## Task instructions
Begin at the first line of the data and copy each line through the one containing "const openDots = [[2.02, -0.05]]", that line included, with no pictures.

## Collected data

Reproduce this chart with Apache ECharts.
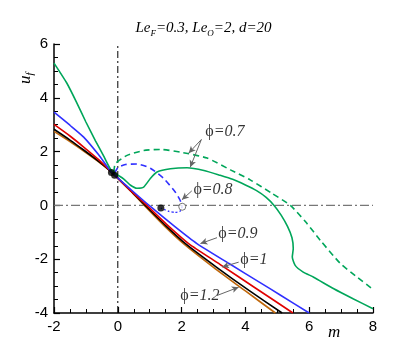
<!DOCTYPE html>
<html>
<head>
<meta charset="utf-8">
<script src="https://cdn.jsdelivr.net/npm/echarts@6/dist/echarts.min.js"></script>
<style>
  html, body { margin: 0; padding: 0; background: #fff; }
  #chart { width: 407px; height: 349px; }
</style>
</head>
<body>
<div id="chart"></div>
<script>
// curves, [m, u_f]
const phi12 = [[-2, 2.75], [-1.5, 2.37], [-1.07, 2.02], [-0.6, 1.62], [-0.2, 1.24], [0.4, 0.54], [0.83, 0], [1.45, -0.75], [2.06, -1.42], [3.0, -2.3], [4.0, -3.18], [4.94, -4.0]]
const phi11 = [[-2, 2.83], [-1.5, 2.43], [-1.07, 2.06], [-0.6, 1.64], [-0.2, 1.24], [0.4, 0.55], [0.86, 0], [1.5, -0.75], [2.12, -1.42], [3.1, -2.3], [4.1, -3.15], [5.15, -4.0]]
const phi1 = [[-2, 3.01], [-1.5, 2.58], [-1.07, 2.17], [-0.6, 1.7], [-0.2, 1.24], [0.4, 0.55], [0.91, 0], [1.6, -0.78], [2.22, -1.42], [3.2, -2.19], [4.3, -3.06], [5.49, -4.0]]
const phi09 = [[-2, 3.47], [-1.5, 2.98], [-1.07, 2.54], [-0.6, 1.88], [-0.2, 1.24], [0.4, 0.6], [1.02, -0.04], [1.8, -0.8], [2.48, -1.42], [3.5, -2.17], [4.5, -2.9], [5.09, -3.33], [6.0, -4.0]]
const phi08Dash = [[-0.1, 1.2], [0.0, 1.4], [0.24, 1.52], [0.6, 1.54], [1.02, 1.38], [1.44, 1.0], [1.8, 0.5], [1.95, 0.2], [2.02, -0.04]]
const phi08Dot = [[2.02, -0.04], [1.95, -0.22], [1.8, -0.26], [1.6, -0.22], [1.45, -0.15], [1.35, -0.1]]
const phi07 = [[-2, 5.29], [-1.6, 4.55], [-1.3, 3.85], [-1.0, 3.1], [-0.7, 2.4], [-0.45, 1.85], [-0.2, 1.3], [0.18, 0.99], [0.4, 0.75], [0.6, 0.64], [0.81, 0.68], [1.02, 1.0], [1.23, 1.24], [1.65, 1.36], [2.17, 1.4], [2.7, 1.3], [3.21, 1.12], [3.6, 0.97], [4.0, 0.76], [4.35, 0.55], [4.65, 0.3], [4.9, 0.0], [5.12, -0.36], [5.32, -0.78], [5.46, -1.2], [5.5, -1.6], [5.47, -1.92], [5.56, -2.23], [5.8, -2.47], [6.14, -2.67], [6.77, -3.1], [7.39, -3.48], [8.0, -3.84]]
const phi07Dash = [[-0.12, 1.25], [-0.08, 1.55], [0.29, 1.86], [0.81, 2.04], [1.33, 2.08], [1.96, 1.98], [2.8, 1.76], [3.53, 1.32], [4.15, 0.95], [4.83, 0.45], [5.41, 0.0], [5.9, -0.63], [6.35, -1.3], [6.97, -2.15], [7.45, -2.62], [8.0, -3.12]]
const solidDots = [[-0.2, 1.22], [-0.1, 1.12], [1.35, -0.1]]
const openDots = [[2.02, -0.05]]

// annotation text: [m, u_f, value]
const notes = [[2.74, 2.75, '0.7'], [2.37, 0.59, '0.8'], [3.15, -1.04, '0.9'], [3.84, -2.04, '1'], [1.96, -3.35, '1.2']]
const arrows = [
  [[2.62, 2.45], [2.22, 1.94]],
  [[2.62, 2.45], [2.27, 1.42]],
  [[2.32, 0.54], [2.01, 0.21]],
  [[3.11, -1.2], [2.59, -1.42]],
  [[3.79, -2.11], [3.27, -2.29]],
  [[3.11, -3.35], [3.79, -3.04]]
]

const xTicks = { min: -2, max: 8, interval: 2 }
const yTicks = { min: -4, max: 6, interval: 2 }

const serif = 'Liberation Serif, DejaVu Serif, serif'
const sans = 'Liberation Sans, Arial, sans-serif'
const green = '#00a65a'
const blue = '#3030ff'

function curve(data, color, type, width) {
  return {
    type: 'line',
    data: data,
    showSymbol: false,
    symbol: 'none',
    smooth: 0.2,
    lineStyle: { color: color, width: width || 1.6, type: type || 'solid' },
    z: 3
  }
}

const chart = echarts.init(document.getElementById('chart'))
chart.setOption({
  animation: false,
  backgroundColor: '#fff',
  title: {
    text: '{n|Le}{s|F}{n|=0.3, Le}{s|O}{n|=2, d=20}',
    left: 'center',
    top: 13,
    textStyle: {
      fontWeight: 'normal',
      rich: {
        n: { fontFamily: serif, fontStyle: 'italic', fontWeight: 'normal', fontSize: 15, color: '#000', lineHeight: 20, verticalAlign: 'middle' },
        s: { fontFamily: serif, fontStyle: 'italic', fontWeight: 'normal', fontSize: 9, color: '#000', lineHeight: 20, verticalAlign: 'bottom', padding: [8, 0, 0, 0] }
      }
    }
  },
  grid: { left: 54, right: 34, top: 44, bottom: 36 },
  xAxis: {
    type: 'value',
    min: xTicks.min,
    max: xTicks.max,
    interval: xTicks.interval,
    axisLine: { onZero: false, lineStyle: { color: '#000', width: 1.5 } },
    axisTick: { inside: true, length: 6, lineStyle: { color: '#000', width: 1.2 } },
    minorTick: { show: true, splitNumber: 4, length: 4, lineStyle: { color: '#000', width: 1 } },
    splitLine: { show: false },
    axisLabel: { color: '#000', fontFamily: sans, fontSize: 15, margin: 6 }
  },
  yAxis: {
    type: 'value',
    min: yTicks.min,
    max: yTicks.max,
    interval: yTicks.interval,
    axisLine: { show: true, onZero: false, lineStyle: { color: '#000', width: 1.5 } },
    axisTick: { show: true, inside: true, length: 6, lineStyle: { color: '#000', width: 1.2 } },
    minorTick: { show: true, splitNumber: 4, length: 4, lineStyle: { color: '#000', width: 1 } },
    splitLine: { show: false },
    axisLabel: { color: '#000', fontFamily: sans, fontSize: 15, margin: 6 }
  },
  graphic: [
    {
      type: 'text', left: 328, top: 324,
      style: { text: 'm', font: 'italic 17px ' + serif, fill: '#000' }
    },
    {
      type: 'text', x: 16, y: 84, rotation: Math.PI / 2,
      style: {
        text: '{n|u}{s|f}',
        rich: {
          n: { fontFamily: serif, fontStyle: 'italic', fontSize: 17, fill: '#000', lineHeight: 20 },
          s: { fontFamily: serif, fontStyle: 'italic', fontSize: 11, fill: '#000', lineHeight: 20, padding: [8, 0, 0, 0] }
        }
      }
    }
  ],
  series: [
    {
      type: 'line', data: [[0, yTicks.min], [0, yTicks.max]], symbol: 'none', silent: true,
      lineStyle: { color: '#000', width: 1, type: [7, 3, 2, 3] }, z: 1
    },
    {
      type: 'line', data: [[xTicks.min, 0], [xTicks.max, 0]], symbol: 'none', silent: true,
      lineStyle: { color: '#777', width: 1.3, type: [9, 3, 2, 3] }, z: 1
    },
    curve(phi12, '#c0670a'),
    curve(phi11, '#000'),
    curve(phi1, '#e00000'),
    curve(phi09, blue),
    curve(phi08Dash, blue, [6, 4]),
    curve(phi08Dot, blue, [2, 2], 1.4),
    curve(phi07, green),
    curve(phi07Dash, green, [6, 4]),
    {
      type: 'scatter', data: solidDots, symbol: 'circle', symbolSize: 7,
      itemStyle: { color: '#000' }, z: 5
    },
    {
      type: 'scatter', data: openDots, symbol: 'circle', symbolSize: 7,
      itemStyle: { color: '#fff', borderColor: '#555', borderWidth: 1 }, z: 5
    },
    {
      type: 'scatter', data: notes, symbolSize: 0, z: 6,
      label: {
        show: true, position: 'right', distance: 0,
        formatter: p => '{p|\u03d5}{v|=' + p.data[2] + '}',
        rich: {
          p: { fontFamily: serif, fontSize: 16, color: '#000' },
          v: { fontFamily: serif, fontStyle: 'italic', fontSize: 16, color: '#000' }
        }
      }
    },
    {
      type: 'line', data: [], z: 4,
      markLine: {
        silent: true, animation: false,
        symbol: ['none', 'arrow'], symbolSize: [5, 7],
        label: { show: false },
        lineStyle: { color: '#666', width: 1, type: 'solid' },
        data: arrows.map(a => [{ coord: a[0] }, { coord: a[1] }])
      }
    }
  ]
})
</script>
</body>
</html>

## Result
Reproduce this chart with Apache ECharts.
<!DOCTYPE html>
<html>
<head>
<meta charset="utf-8">
<script src="https://cdn.jsdelivr.net/npm/echarts@6/dist/echarts.min.js"></script>
<style>
  html, body { margin: 0; padding: 0; background: #fff; }
  #chart { width: 407px; height: 349px; }
</style>
</head>
<body>
<div id="chart"></div>
<script>
// curves, [m, u_f]
const phi12 = [[-2, 2.75], [-1.5, 2.37], [-1.07, 2.02], [-0.6, 1.62], [-0.2, 1.24], [0.4, 0.54], [0.83, 0], [1.45, -0.75], [2.06, -1.42], [3.0, -2.3], [4.0, -3.18], [4.94, -4.0]]
const phi11 = [[-2, 2.83], [-1.5, 2.43], [-1.07, 2.06], [-0.6, 1.64], [-0.2, 1.24], [0.4, 0.55], [0.86, 0], [1.5, -0.75], [2.12, -1.42], [3.1, -2.3], [4.1, -3.15], [5.15, -4.0]]
const phi1 = [[-2, 3.01], [-1.5, 2.58], [-1.07, 2.17], [-0.6, 1.7], [-0.2, 1.24], [0.4, 0.55], [0.91, 0], [1.6, -0.78], [2.22, -1.42], [3.2, -2.19], [4.3, -3.06], [5.49, -4.0]]
const phi09 = [[-2, 3.47], [-1.5, 2.98], [-1.07, 2.54], [-0.6, 1.88], [-0.2, 1.24], [0.4, 0.6], [1.02, -0.04], [1.8, -0.8], [2.48, -1.42], [3.5, -2.17], [4.5, -2.9], [5.09, -3.33], [6.0, -4.0]]
const phi08Dash = [[-0.1, 1.2], [0.0, 1.4], [0.24, 1.52], [0.6, 1.54], [1.02, 1.38], [1.44, 1.0], [1.8, 0.5], [1.95, 0.2], [2.02, -0.04]]
const phi08Dot = [[2.02, -0.04], [1.95, -0.22], [1.8, -0.26], [1.6, -0.22], [1.45, -0.15], [1.35, -0.1]]
const phi07 = [[-2, 5.29], [-1.6, 4.55], [-1.3, 3.85], [-1.0, 3.1], [-0.7, 2.4], [-0.45, 1.85], [-0.2, 1.3], [0.18, 0.99], [0.4, 0.75], [0.6, 0.64], [0.81, 0.68], [1.02, 1.0], [1.23, 1.24], [1.65, 1.36], [2.17, 1.4], [2.7, 1.3], [3.21, 1.12], [3.6, 0.97], [4.0, 0.76], [4.35, 0.55], [4.65, 0.3], [4.9, 0.0], [5.12, -0.36], [5.32, -0.78], [5.46, -1.2], [5.5, -1.6], [5.47, -1.92], [5.56, -2.23], [5.8, -2.47], [6.14, -2.67], [6.77, -3.1], [7.39, -3.48], [8.0, -3.84]]
const phi07Dash = [[-0.12, 1.25], [-0.08, 1.55], [0.29, 1.86], [0.81, 2.04], [1.33, 2.08], [1.96, 1.98], [2.8, 1.76], [3.53, 1.32], [4.15, 0.95], [4.83, 0.45], [5.41, 0.0], [5.9, -0.63], [6.35, -1.3], [6.97, -2.15], [7.45, -2.62], [8.0, -3.12]]
const solidDots = [[-0.2, 1.22], [-0.1, 1.12], [1.35, -0.1]]
const openDots = [[2.02, -0.05]]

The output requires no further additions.